JAKARTA – Mahkamah Konstitusi (MK) merontokkan separuh dari total 260 perkara sengketa hasil Pileg 2019.
Berdasarkan jadwal yang diposting Mahkamah Konstitusi di websitenya, Kamis (8/8/2019), majelis akan membacakan 66 putusan. Hari ini, adalah hari ketiga majelis membacakan putusan, jika di total per hari ini, berarti MK sudah membacakan putusan sebanyak 205 perkara. Hari ini, Jum’at (9/8), MK akan melanjutkan membacakan 55 perkara.
Hingga Rabu (7/8/2019) sore, sebanyak 49 perkara telah dimentahkan oleh MK baik melalui putusan maupun ketetapan. Sehari sebelumnya, sebanyak 64 perkara juga dikandaskan dari 67 perkara yang dibacakan putusan atau ketetapannya.
Beraneka alasan hukum penyebab ratusan perkara dirontokkan. Untuk permohonan yang ditarik atau pemohon tidak datang saat sidang, MK menerbitkan ketetapan.
Untuk permohonan yang ditolak, MK menilai dalil-dalil perbedaan penghitungan suara dengan Komisi Pemilihan Umum tidak dapat dibuktikan via alat bukti berupa formulir C1, DAA1, atau DA1. Alasan lainnya, tidak ada laporan ke Badan Pengawas Pemilihan Umum (Bawaslu) ihwal keberatan saat rekapitulasi.
Mayoritas permohonan dinyatakan MK tidak dapat diterima alias tidak memenuhi syarat formil. Alasannya seperti ketidaksesuaian posita dengan petitum, renvoi atau perbaikan permohonan terlalu substansial, pemohon tidak memiliki kedudukan hukum, hingga kelewatan meminta MK mengambil kewenangan lembaga penyelenggara pemilu.
“Bukan kewenangan Mahkamah untuk mendiskualifikasi calon. Selain itu, lembaga yang berwenang menetapkan kursi adalah termohon [KPU],” kata Hakim Konstitusi I Dewa Gede Palguna saat membacakan pertimbangan Putusan MK No. 166-04-27/PHPU.DPR-DPRD/XVII/2019 yang dimohonkan oleh Partai Golkar.

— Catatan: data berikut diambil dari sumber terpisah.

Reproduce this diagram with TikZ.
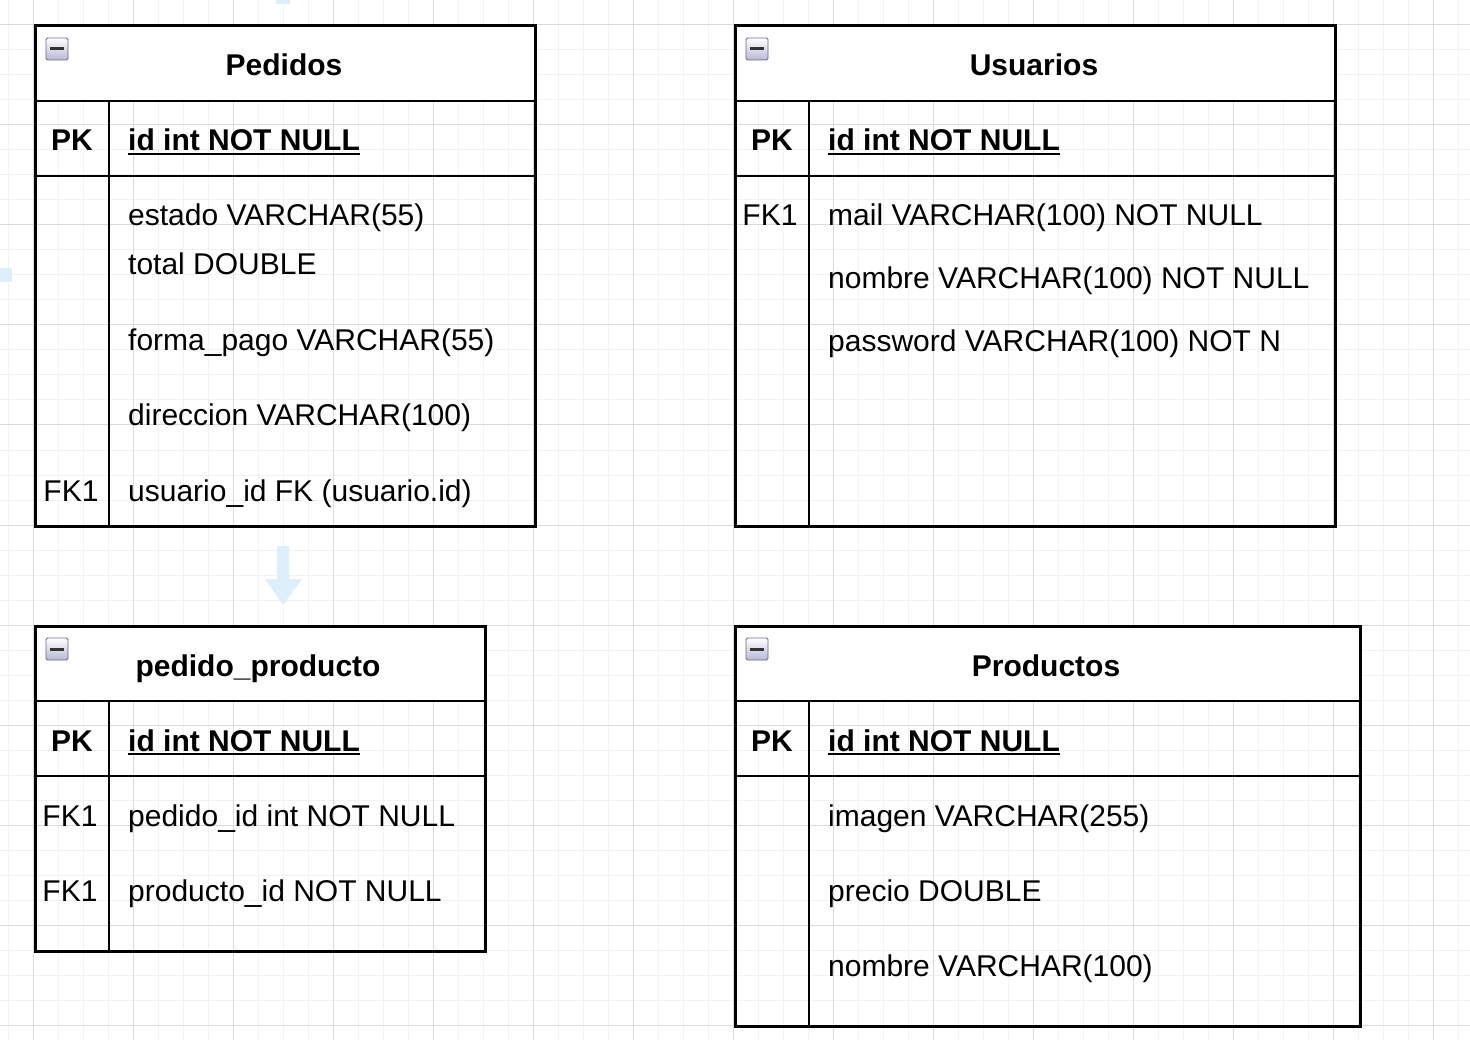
\documentclass[tikz,border=0pt]{standalone}
\usepackage{fontspec}
\setmainfont{Liberation Sans}
\usepackage{tikz}
\usetikzlibrary{positioning, arrows.meta}

\definecolor{gridminor}{HTML}{F2F2F2}
\definecolor{gridmajor}{HTML}{DADADA}
\definecolor{hoverblue}{HTML}{DCEFFA}

\begin{document}
\begin{tikzpicture}[
    x=1pt, y=-1pt,
    frame/.style={draw=black, line width=3pt},
    rowline/.style={draw=black, line width=2.6pt},
    title/.style={font=\fontsize{30}{34}\selectfont\bfseries, anchor=base, inner sep=0pt},
    keytag/.style={font=\fontsize{30}{34}\selectfont, anchor=base, inner sep=0pt},
    pkfield/.style={font=\fontsize{30}{34}\selectfont\bfseries, anchor=base west, inner sep=0pt},
    field/.style={font=\fontsize{30}{34}\selectfont, anchor=base west, inner sep=0pt}
]
    \useasboundingbox (0,0) rectangle (1470,1040);
    \fill[white] (0,0) rectangle (1470,1040);

    % Grid
    \foreach \gx in {8,33,...,1460}
        \draw[gridminor, line width=1pt] (\gx,0) -- (\gx,1040);
    \foreach \gy in {0,25,...,1040}
        \draw[gridminor, line width=1pt] (0,\gy) -- (1470,\gy);
    \foreach \gx in {33,133,...,1460}
        \draw[gridmajor, line width=1pt] (\gx,0) -- (\gx,1040);
    \foreach \gy in {25,125,...,1040}
        \draw[gridmajor, line width=1pt] (0,\gy) -- (1470,\gy);

    % Hover arrows
    \fill[hoverblue] (277,546) -- (289,546) -- (289,579) -- (302,579)
        -- (283,605) -- (265,579) -- (277,579) -- cycle;
    \fill[hoverblue] (276,0) rectangle (290,4);
    \fill[hoverblue] (0,268) rectangle (12,282);

    % Table frames
    \foreach \l/\r/\t/\b in {35/535/26/526, 735/1335/26/526,
                              35/485/626/951, 735/1360/626/1026} {
        \fill[white] (\l,\t) rectangle (\r,\t+75);
        \draw[rowline] (\l,\t+75) -- (\r,\t+75);
        \draw[rowline] (\l,\t+150) -- (\r,\t+150);
        \draw[rowline] (\l+74,\t+75) -- (\l+74,\b);
        \draw[frame] (\l,\t) rectangle (\r,\b);
        % collapse icon
        \draw[draw=gray!80!blue, line width=0.8pt, rounded corners=1.5pt,
              top color=white, bottom color=blue!25!gray!45]
            (\l+11,\t+12) rectangle (\l+33,\t+34);
        \fill[black!80] (\l+15,\t+21.5) rectangle (\l+29,\t+24.5);
    }

    % Pedidos
    \node[title] (pedTitle) at (284,76) {Pedidos};
    \node[title] (pedPK) at (72,151) {PK};
    \node[pkfield] (pedId) at (128,151) {id int NOT NULL};
    \node[field] (pedEstado) at (128,226) {estado VARCHAR(55)};
    \node[field] (pedTotal) at (128,275) {total DOUBLE};
    \node[field] (pedForma) at (128,351) {forma\_pago VARCHAR(55)};
    \node[field] (pedDireccion) at (128,426) {direccion VARCHAR(100)};
    \node[keytag] (pedFK) at (71,501) {FK1};
    \node[field] (pedUsuario) at (128,501) {usuario\_id FK (usuario.id)};

    % Usuarios
    \node[title] (usuTitle) at (1034,76) {Usuarios};
    \node[title] (usuPK) at (772,151) {PK};
    \node[pkfield] (usuId) at (828,151) {id int NOT NULL};
    \node[keytag] (usuFK) at (770,226) {FK1};
    \node[field] (usuMail) at (828,226) {mail VARCHAR(100) NOT NULL};
    \node[field] (usuNombre) at (828,289) {nombre VARCHAR(100) NOT NULL};
    \node[field] (usuPassword) at (828,352) {password VARCHAR(100) NOT N};

    % pedido_producto
    \node[title] (ppTitle) at (258,676) {pedido\_producto};
    \node[title] (ppPK) at (72,751) {PK};
    \node[pkfield] (ppId) at (128,751) {id int NOT NULL};
    \node[keytag] (ppFK1) at (70,826) {FK1};
    \node[field] (ppPedido) at (128,826) {pedido\_id int NOT NULL};
    \node[keytag] (ppFK2) at (70,901) {FK1};
    \node[field] (ppProducto) at (128,901) {producto\_id NOT NULL};

    % Productos
    \node[title] (proTitle) at (1046,676) {Productos};
    \node[title] (proPK) at (772,751) {PK};
    \node[pkfield] (proId) at (828,751) {id int NOT NULL};
    \node[field] (proImagen) at (828,826) {imagen VARCHAR(255)};
    \node[field] (proPrecio) at (828,901) {precio DOUBLE};
    \node[field] (proNombre) at (828,976) {nombre VARCHAR(100)};

    % Underlined primary keys
    \foreach \n in {pedId, usuId, ppId, proId}
        \draw[line width=2pt] ([yshift=-3pt]\n.base west) -- ([yshift=-3pt]\n.base east);
\end{tikzpicture}
\end{document}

Sementara itu, Komisioner Komisi Pemilihan Umum (KPU) Ilham Saputra menilai putusan MK telah otomatis menepis tuduhan dari pemohon terhadap lembaganya. Pasalnya, penggugat kerap mendalilkan jajaran KPU sebagai pelaku penggelembungan atau pergeseran suara, terutama untuk pihak terkait.
“Kami optimistis bahwa apa yang kami lakukan sesuai dengan peraturan perundang-undangan,” ujarnya.
Penelusuran Politik Uang Tidak Berhenti di Masa Pemilu, Tapi Sampai Kebenaran Terungkap
Dibagian lain, Politik uang dalam Pemilu 2019 masih dianggga sebagai perilaku yang menciderai upaya bangsa ini membangun demokrasi yang sehat. Pusat Pelaporan dan Analisis Transaksi Keuangan (PPATK) menyatakan, penelusuran praktik uang tidak hanya berhenti pada masa Pemilu, tapi berlanjut sampai kebenaran terungkap.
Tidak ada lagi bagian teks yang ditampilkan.